With two Republican presidential candidates embracing a value-added tax (VAT), it is worth looking back at the original federal debate over that bad policy idea.


Richard Nixon appears to have been the first U.S. leader to push for a VAT, which is not surprising given that he was perhaps the most statist GOP president of the 20th century. With a three-percent VAT in mind, Nixon called for new federal financing of local schools in his 1972 State of the Union address


A 1972 Congressional Quarterly article examined Nixon’s VAT. (The first link when you Google “richard nixon vat congressional quarterly”). The article reveals that the administration looked fondly on a VAT because of its large revenue-raising potential—both for funding schools and for funding a general expansion of the welfare state:

Two major reasons were apparent for the Nixon administration’s consideration of a value added tax. The first was the condition of federal finances.
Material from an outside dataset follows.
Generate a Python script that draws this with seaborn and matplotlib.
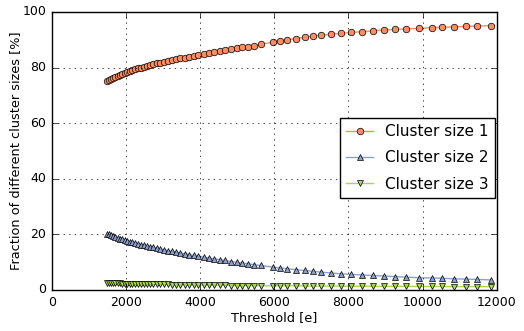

The budget for fiscal year 1973, which the President sent to Congress Jan. 24, included a five-year forecast showing that in fiscal 1977 the only surplus funds foreseeable would result from a proposed increase in Social Security taxes. Projected costs of existing and proposed programs were expected to absorb all revenues from existing taxes and other sources. This meant that no new programs could be inaugurated without new taxes to finance them or reduction of existing programs to release funds. Though initially pledged for education, revenues from an expanding value added tax might provide future funding for other programs.


The second reason was the situation in public schools and school districts.

Tax expert Alan Schenk notes that Nixon had been plotting to impose a VAT from soon after he came into office in 1969. But imposing a new and powerful tax as a spigot to fund local government was an awful idea that would have undermined federalism and dangerously centralized fiscal power in the nation.


Thankfully, the Nixon proposal went nowhere in Congress, the ACIR came out against it, and it was dropped. America’s economy dodged a bullet. If Nixon had been successful, the rate would probably have soared over time from an initial 3 percent to maybe 20 percent today—just as rates in Europe have risen—and that would have fueled growth in new and expanded entitlement programs. 


The congressional testimony highlighted in the CQ article indicates that most experts leaned against a VAT, but the ideological split was interesting. Some conservatives liked the VAT because it was “efficient,” while liberals generally disliked it because it was “regressive.”


Libertarians had a different view. The Nixon administration’s VAT proposal received a sharp rebuke from economist Murray Rothbard in a 1972 Human Events article. Some of Rothbard’s economic reasoning is dubious, but his main thrust regarding tax transparency is on target. He argued:

It is now easy to see the enthusiasm of the federal government and its economic advisers for the new scheme for a VAT. It allows the government to extract many more funds from the public — to bring about higher prices, lower production, and lower incomes — and yet totally escape the blame, which can easily be loaded on business, unions, or the consumer as the particular administration sees fit.


The VAT is, in short, a looming gigantic swindle upon the American public, and it is therefore vitally important that it not pass. For if it does, the encroaching menace of Big Government will get another, and prolonged, lease on life.